In brief counsel for appellant argue that the testimony in question was violative of *518 Sec. 433, Tit. 7, Code of Alabama 1940 (our so-called Dead Man's Statute) which provides in pertinent parts that in civil suits "* * * No person having a pecuniary interest in the result of the suit or proceeding shall be allowed to testify against the party to whom his interest is opposed, as to any transaction with, or statement by, the deceased person whose estate is interested in the result of the suit or proceeding, * * *"
We do not think it arguable but that the appellees had a pecuniary interest in the result of this suit opposed to that of Norton, the executor of C. C. Liddell, and that the oral contract testified to by appellees over appellant's objection was a transaction with the deceased. Prima facie, the ruling by the lower court in the premises was erroneous. Brooks v. Brooks, 263 Ala. 117, 81 So. 2d 596; Buye v. Alabama Marble Quarries, 199 Ala. 589, 75 So. 9; Redwine v. Jackson, 254 Ala. 564, 49 So. 2d 115; Hullett v. Hood, 109 Ala. 345, 19 So. 419; Duggar v. Pitts, 145 Ala. 358, 39 So. 905; Patterson v. Carter, 147 Ala. 522, 41 So. 133.
Appellees would rebut the prima facie error of the rulings now being considered on the basis that only general objections were interposed to the questions. The doctrine of Alford et al. v. Darnell, 252 Ala. 565, 42 So. 2d 260, and authorities cited therein, is to the effect that the incompetency of a witness to testify to transactions with a deceased, as prohibited by Sec. 433, supra, may be waived, unless such incompetency is made a ground of the objection to questions seeking such testimony, and a general objection is insufficient in the premises.
However, the record shows that near the beginning of the testimony of James S. Liddell, the court informed counsel that grounds in support of objections need not be stated unless called for by the court. Under these conditions and rules as laid down by the trial court, we conclude that appellant should have the specific objection he now argues even though only a general objection was interposed.

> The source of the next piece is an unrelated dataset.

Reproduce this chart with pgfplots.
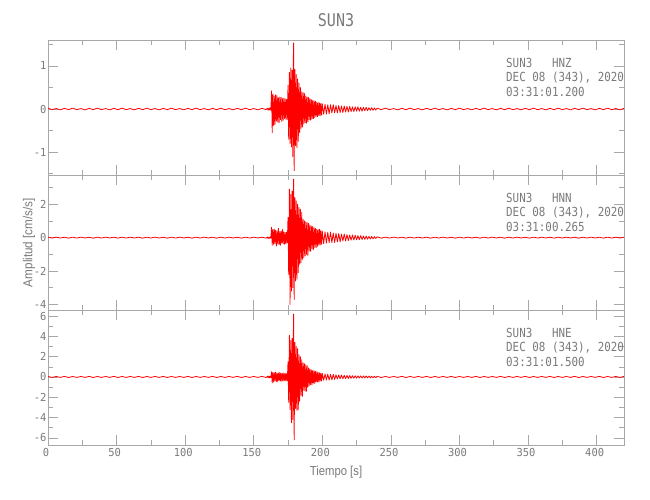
\documentclass[border=0pt]{standalone}
\usepackage{fontspec}
\setmainfont{Liberation Sans}
\newfontfamily\sacmono{DejaVu Sans Mono}
\usepackage{pgfplots}
\usepackage{pgfplotstable}
\pgfplotsset{compat=1.18}
\definecolor{axgray}{HTML}{A8A8A8}
\definecolor{txtgray}{HTML}{7A7A7A}

\pgfplotstableread{
t z n e
0 0.02 0.03 0.05
3 -0.015 -0.025 -0.04
6 0.01 0.03 0.05
9 -0.02 -0.02 -0.04
12 0.015 0.025 0.06
15 -0.015 -0.03 -0.05
18 0.02 0.03 0.05
21 -0.015 -0.025 -0.04
24 0.01 0.03 0.05
27 -0.02 -0.02 -0.04
30 0.015 0.025 0.06
33 -0.015 -0.03 -0.05
36 0.02 0.03 0.05
39 -0.015 -0.025 -0.04
42 0.01 0.03 0.05
45 -0.02 -0.02 -0.04
48 0.015 0.025 0.06
51 -0.015 -0.03 -0.05
54 0.02 0.03 0.05
57 -0.015 -0.025 -0.04
60 0.01 0.03 0.05
63 -0.02 -0.02 -0.04
66 0.015 0.025 0.06
69 -0.015 -0.03 -0.05
72 0.02 0.03 0.05
75 -0.015 -0.025 -0.04
78 0.01 0.03 0.05
81 -0.02 -0.02 -0.04
84 0.015 0.025 0.06
87 -0.015 -0.03 -0.05
90 0.02 0.03 0.05
93 -0.015 -0.025 -0.04
96 0.01 0.03 0.05
99 -0.02 -0.02 -0.04
102 0.015 0.025 0.06
105 -0.015 -0.03 -0.05
108 0.02 0.03 0.05
111 -0.015 -0.025 -0.04
114 0.01 0.03 0.05
117 -0.02 -0.02 -0.04
120 0.015 0.025 0.06
123 -0.015 -0.03 -0.05
126 0.02 0.03 0.05
129 -0.015 -0.025 -0.04
132 0.01 0.03 0.05
135 -0.02 -0.02 -0.04
138 0.015 0.025 0.06
141 -0.015 -0.03 -0.05
144 0.02 0.03 0.05
147 -0.015 -0.025 -0.04
150 0.01 0.03 0.05
153 -0.02 -0.02 -0.04
156 0.015 0.025 0.06
159 -0.015 -0.03 -0.05
160.0 0.02 0.04 0.08
160.5 -0.03 -0.05 -0.07
161.0 0.02 0.03 0.09
161.5 -0.02 -0.04 -0.08
162.0 0.03 0.05 0.07
162.5 -0.03 -0.04 -0.09
163.0 0.42 0.62 0.52
163.5 -0.55 -0.46 -0.60
164.0 0.35 0.48 0.45
164.5 -0.38 -0.40 -0.50
165.0 0.30 0.52 0.42
165.5 -0.36 -0.35 -0.38
166.0 0.33 0.45 0.48
166.5 -0.28 -0.50 -0.44
167.0 0.31 0.40 0.36
167.5 -0.30 -0.38 -0.46
168.0 0.26 0.55 0.40
168.5 -0.32 -0.42 -0.35
169.0 0.28 0.36 0.44
169.5 -0.25 -0.45 -0.40
170.0 0.27 0.40 0.38
170.5 -0.29 -0.33 -0.42
171.0 0.24 0.48 0.35
171.5 -0.26 -0.36 -0.39
172.0 0.25 0.35 0.40
172.5 -0.22 -0.40 -0.34
173.0 0.23 0.30 0.37
173.5 -0.24 -0.36 -0.40
174.0 0.22 0.33 0.32
174.5 -0.25 -0.30 -0.38
175.0 0.55 1.20 1.50
175.5 -0.70 -2.20 -2.50
176.0 0.85 2.90 4.10
176.5 -0.80 -4.00 -3.20
177.0 0.95 2.60 3.60
177.5 -0.88 -3.20 -4.50
178.0 0.90 2.80 3.80
178.5 -1.10 -3.00 -4.20
178.8 1.05 2.20 3.30
179.1 1.53 3.50 6.20
179.5 -1.43 -3.70 -6.20
180.0 0.92 2.40 3.40
180.5 -0.85 -2.60 -3.10
181.0 0.80 2.20 3.00
181.5 -0.90 -2.50 -3.30
182.0 0.70 2.00 2.80
182.5 -0.75 -2.10 -3.20
183.0 0.60 1.80 2.20
183.5 -0.55 -1.60 -2.40
184.0 0.50 1.70 2.00
184.5 -0.45 -1.50 -1.80
185.0 0.40 1.50 1.70
185.5 -0.42 -1.30 -1.90
186.0 0.38 1.10 1.40
186.5 -0.35 -1.20 -1.30
187.0 0.36 1.00 1.30
187.5 -0.32 -1.10 -1.40
188.0 0.30 0.95 1.20
188.5 -0.33 -1.00 -1.40
189.0 0.28 0.90 1.10
189.5 -0.30 -1.06 -1.00
190.0 0.27 0.85 0.90
190.5 -0.25 -0.80 -0.85
191.0 0.24 0.75 0.80
191.5 -0.26 -0.82 -0.75
192.0 0.22 0.70 0.70
192.5 -0.23 -0.65 -0.78
193.0 0.20 0.68 0.65
193.5 -0.22 -0.72 -0.60
194.0 0.19 0.60 0.62
194.5 -0.20 -0.58 -0.66
195.0 0.18 0.55 0.55
195.5 -0.17 -0.60 -0.50
196.0 0.16 0.50 0.52
196.5 -0.18 -0.52 -0.48
197.0 0.15 0.48 0.45
197.5 -0.16 -0.45 -0.50
198.0 0.14 0.50 0.42
198.5 -0.15 -0.44 -0.40
199.0 0.13 0.42 0.38
199.5 -0.14 -0.40 -0.40
200.0 0.12 0.38 0.35
201 -0.12 -0.36 -0.32
202 0.11 0.35 0.30
203 -0.12 -0.33 -0.30
204 0.10 0.32 0.28
205 -0.11 -0.30 -0.30
206 0.10 0.34 0.26
207 -0.09 -0.30 -0.28
208 0.10 0.28 0.25
209 -0.09 -0.30 -0.24
210 0.08 0.26 0.22
211 -0.09 -0.25 -0.20
212 0.08 0.24 0.20
213 -0.08 -0.25 -0.18
214 0.07 0.22 0.19
215 -0.08 -0.20 -0.17
216 0.07 0.22 0.16
217 -0.07 -0.20 -0.16
218 0.06 0.18 0.15
219 -0.07 -0.18 -0.15
220 0.06 0.16 0.14
221 -0.06 -0.15 -0.13
222 0.05 0.16 0.13
223 -0.06 -0.14 -0.12
224 0.05 0.14 0.12
225 -0.05 -0.13 -0.12
226 0.05 0.12 0.11
227 -0.05 -0.12 -0.10
228 0.04 0.12 0.11
229 -0.05 -0.11 -0.10
230 0.04 0.10 0.10
231 -0.04 -0.10 -0.09
232 0.04 0.09 0.10
233 -0.04 -0.09 -0.09
234 0.03 0.08 0.09
235 -0.03 -0.08 -0.09
236 0.03 0.07 0.08
237 -0.03 -0.07 -0.08
238 0.025 0.06 0.07
239 -0.025 -0.05 -0.07
240 0.02 0.05 0.06
243 -0.015 -0.03 -0.05
246 0.02 0.03 0.05
249 -0.015 -0.025 -0.04
252 0.01 0.03 0.05
255 -0.02 -0.02 -0.04
258 0.015 0.025 0.06
261 -0.015 -0.03 -0.05
264 0.02 0.03 0.05
267 -0.015 -0.025 -0.04
270 0.01 0.03 0.05
273 -0.02 -0.02 -0.04
276 0.015 0.025 0.06
279 -0.015 -0.03 -0.05
282 0.02 0.03 0.05
285 -0.015 -0.025 -0.04
288 0.01 0.03 0.05
291 -0.02 -0.02 -0.04
294 0.015 0.025 0.06
297 -0.015 -0.03 -0.05
300 0.02 0.03 0.05
303 -0.015 -0.025 -0.04
306 0.01 0.03 0.05
309 -0.02 -0.02 -0.04
312 0.015 0.025 0.06
315 -0.015 -0.03 -0.05
318 0.02 0.03 0.05
321 -0.015 -0.025 -0.04
324 0.01 0.03 0.05
327 -0.02 -0.02 -0.04
330 0.015 0.025 0.06
333 -0.015 -0.03 -0.05
336 0.02 0.03 0.05
339 -0.015 -0.025 -0.04
342 0.01 0.03 0.05
345 -0.02 -0.02 -0.04
348 0.015 0.025 0.06
351 -0.015 -0.03 -0.05
354 0.02 0.03 0.05
357 -0.015 -0.025 -0.04
360 0.01 0.03 0.05
363 -0.02 -0.02 -0.04
366 0.015 0.025 0.06
369 -0.015 -0.03 -0.05
372 0.02 0.03 0.05
375 -0.015 -0.025 -0.04
378 0.01 0.03 0.05
381 -0.02 -0.02 -0.04
384 0.015 0.025 0.06
387 -0.015 -0.03 -0.05
390 0.02 0.03 0.05
393 -0.015 -0.025 -0.04
396 0.01 0.03 0.05
399 -0.02 -0.02 -0.04
402 0.015 0.025 0.06
405 -0.015 -0.03 -0.05
408 0.02 0.03 0.05
411 -0.015 -0.025 -0.04
414 0.01 0.03 0.05
417 -0.02 -0.02 -0.04
420 0.015 0.025 0.06
}\seis

\pgfplotsset{
  seis/.style={
    scale only axis, width=576pt, height=135pt,
    anchor=south west,
    xmin=0, xmax=420,
    axis line style={axgray, line width=0.6pt},
    every tick/.style={axgray, line width=0.6pt},
    major tick length=10pt, minor tick length=5pt,
    tick align=inside,
    xtick={0,50,...,400}, minor xtick={25,75,...,375},
    ticklabel style={font=\sacmono\fontsize{11}{11}\selectfont, text=txtgray, xscale=0.95},
    yticklabel style={inner sep=1.5pt},
    xticklabel style={xshift=-2pt},
    /pgf/number format/assume math mode=true,
    clip=true,
  },
  trace/.style={red, line width=0.8pt, line join=round, line cap=round},
}

\begin{document}
\begin{tikzpicture}
\path[use as bounding box] (0,0) rectangle (650pt,500pt);

\begin{axis}[seis, name=top, at={(48pt,325pt)},
  ymin=-1.53, ymax=1.6,
  ytick={-1,0,1}, minor ytick={-1.5,-0.5,0.5,1.5},
  xticklabels={}]
  \addplot[trace] table[x=t, y=z] {\seis};
\end{axis}

\begin{axis}[seis, name=mid, at={(48pt,190pt)},
  ymin=-4.33, ymax=3.75,
  ytick={-4,-2,0,2}, minor ytick={-3,-1,1,3},
  xticklabels={}]
  \addplot[trace] table[x=t, y=n] {\seis};
\end{axis}

\begin{axis}[seis, name=bot, at={(48pt,55pt)},
  ymin=-6.7, ymax=6.6,
  ytick={-6,-4,...,6}, minor ytick={-5,-3,...,5}]
  \addplot[trace] table[x=t, y=e] {\seis};
\end{axis}

% title and labels
\node[anchor=center, text=txtgray, font=\sacmono\fontsize{17.5}{17.5}\selectfont, xscale=0.86]
  at ([yshift=20pt]top.north) {SUN3};
\node[anchor=center, text=txtgray, font=\fontsize{13}{13}\selectfont, xscale=0.87]
  at ([yshift=-27pt]bot.south) {Tiempo [s]};
\node[anchor=center, rotate=90, text=txtgray, font=\fontsize{13}{13}\selectfont, xscale=0.9]
  at ([xshift=-19pt]mid.west) {Amplitud [cm/s/s]};

% annotations
\foreach \ax/\ch/\tm in {top/HNZ/03:31:01.200, mid/HNN/03:31:00.265, bot/HNE/03:31:01.500}{
  \node[anchor=base west, text=txtgray, font=\sacmono\fontsize{12.5}{12.5}\selectfont, xscale=0.87, inner sep=0pt]
    at ([xshift=458pt, yshift=-27.2pt]\ax.north west) {SUN3\ \ \ \ch};
  \node[anchor=base west, text=txtgray, font=\sacmono\fontsize{12.5}{12.5}\selectfont, xscale=0.87, inner sep=0pt]
    at ([xshift=458pt, yshift=-41.7pt]\ax.north west) {DEC 08 (343), 2020};
  \node[anchor=base west, text=txtgray, font=\sacmono\fontsize{12.5}{12.5}\selectfont, xscale=0.87, inner sep=0pt]
    at ([xshift=458pt, yshift=-56.2pt]\ax.north west) {\tm};
}
\end{tikzpicture}
\end{document}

Ground No. 2 of appellant's motion for a new trial asserts that the verdict of the jury is contrary to both the law and the evidence, and is not sustained by the great preponderance of the evidence. When the ground of the motion is the insufficiency of the evidence to support the verdict, or is contrary to the evidence, a general assignment is sufficient to review the evidence in this aspect. Cobb v. Malone, 92 Ala. 630, 9 So. 738. As before stated, assignment of error No. 1 asserts as error the overruling of appellant's motion for a new trial.
Related to the above assignment is appellant's assignment of error No. 4, which asserts as error the action of the court in sustaining appellees' demurrer to a "motion to quash" the petition for a hearing on the claim filed by appellees. Among the grounds asserted in support of the motion to quash is that the claim was barred by the statute of limitations of three years.
While the ground as asserted may well be deficient in failing to assert that claim was based on an open account, yet in proceedings as the present formal pleadings are not contemplated or practical. Gayle's Adm'r v. Johnston, 72 Ala. 254. It must also be remembered that the pleading was in short by consent, etc. A proper plea of the statute of limitations is therefore presumed.
The gravamen of appellees' action is damages for the value of services rendered under a contract implied by law, the terms of which were not fixed by the parties. It was therefore an open account. Gayle's Adm'r v. Johnston, supra; Hood, Adm'r v. League, 102 Ala. 228, 14 So. 572; *519 Hays Cooperage Co. v. Louisville etc. R. Co., 18 Ala.App. 18, 88 So. 357.
It appears to be the doctrine of our cases that in open account claims for services rendered a deceased, compensation can be recovered only for those services rendered within three years before the beginning of the action, excluding the six months in which no suit can be brought against the administrator. Sec. 119, Tit. 61, Code of Alabama 1940; Hood, Adm'r v. League, supra; Riddle v. Street, 218 Ala. 97, 117 So. 653. See also, Shirley v. McNeal, 272 Ala. 696, 133 So. 2d 873.
The appellees' original claim was for $25,200, "being at the rate of $3,600 per annum * * * during the years" 1956-1962 inclusive. The appellees established the amount due by testimony tending to show that the value of their services was $300.00 per month, or $3,600 per annum. Such pleading and proof showed that the account was an open one, due at least in yearly installments.
The jury returned a verdict for $25,000. Of necessity, a substantial portion of these damages was for services prior to the three years allowed under the statute of limitations of three years. To this extent the damages were excessive, and unsupported by the evidence in view of the plea of the statute of limitations of three years injected under the plea of in short by consent, etc. Assignments 1 and 4 are therefore meritorious.
Numerous other points are presented by counsel for appellant as alleged errors. Some are not in form to invite our review. The others are not likely to arise in another trial. We therefore pretermit a consideration of them in the interest of brevity.
Reversed and remanded.
LIVINGSTON, C. J., and SIMPSON and MERRILL, JJ., concur.